问题
I am using Stochastic Weight Averaging (SWA) with Batch Normalization layers in Tensorflow 2.2. For Batch Norm I use tf.keras.layers.BatchNormalization
. For SWA I use my own code to average the weights (I wrote my code before tfa.optimizers.SWA
appeared). I have read in multiple sources that if using batch norm and SWA we must run a forward pass to make certain data (running mean and st dev of activation weights and/or momentum values?) available to the batch norm layers. What I do not understand - despite a lot of reading - is exactly what needs to be done and how. Specifically:
- When must the forward/prediction pass be run? At the end of each mini-batch, end of each epoch, end of all training?
- When the forward pass is run, how are the running mean & stdev values made available to the batch norm layers?
- Is this process performed magically by the
tfa.optimizers.SWA
class?
回答1:
When must the forward/prediction pass be run? At the end of each mini-batch, end of each epoch, end of all training?
At the end of training. Think of it like this, SWA is performed by swapping your final weights with a running average. But all batch norm layers are still calculated based on statistics from your old weights. So we need to run a forward pass to let them catch up.

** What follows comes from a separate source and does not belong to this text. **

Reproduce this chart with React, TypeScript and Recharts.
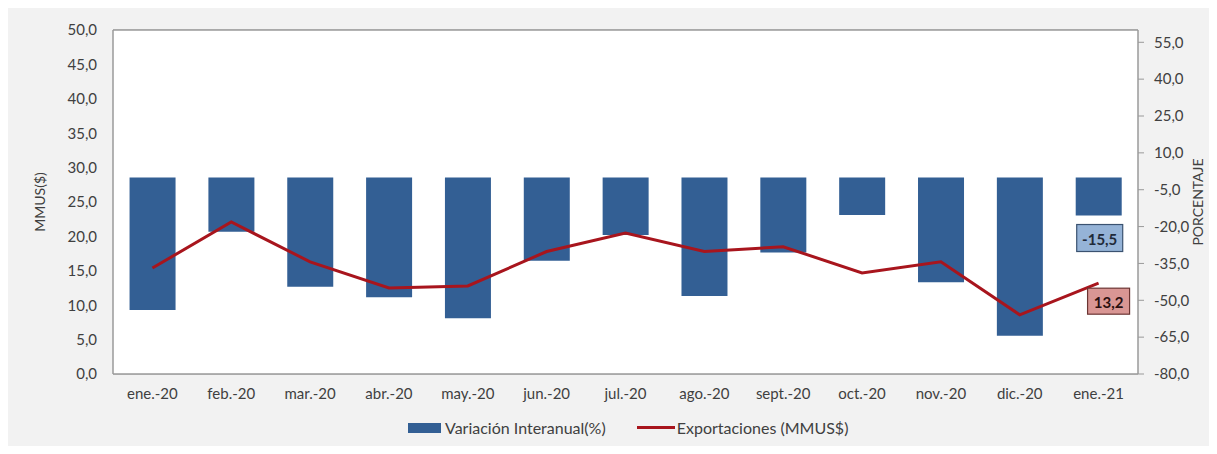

When the forward pass is run, how are the running mean & stdev values made available to the batch norm layers?
During a normal forward pass (prediction) the running mean and standard deviation will not be updated. So what we actually need to do is to train the network, but not update the weights. This is what the paper refers to when it says to run the forward pass in "training mode".
The easiest way to achieve this that I know is to train one additional epoch with learning rate set to 0.
Is this process performed magically by the tfa.optimizers.SWA class?
I don't know. But if you are using Tensorflow Keras then I have made this Keras SWA callback that does it like in the paper including the learning rate schedules.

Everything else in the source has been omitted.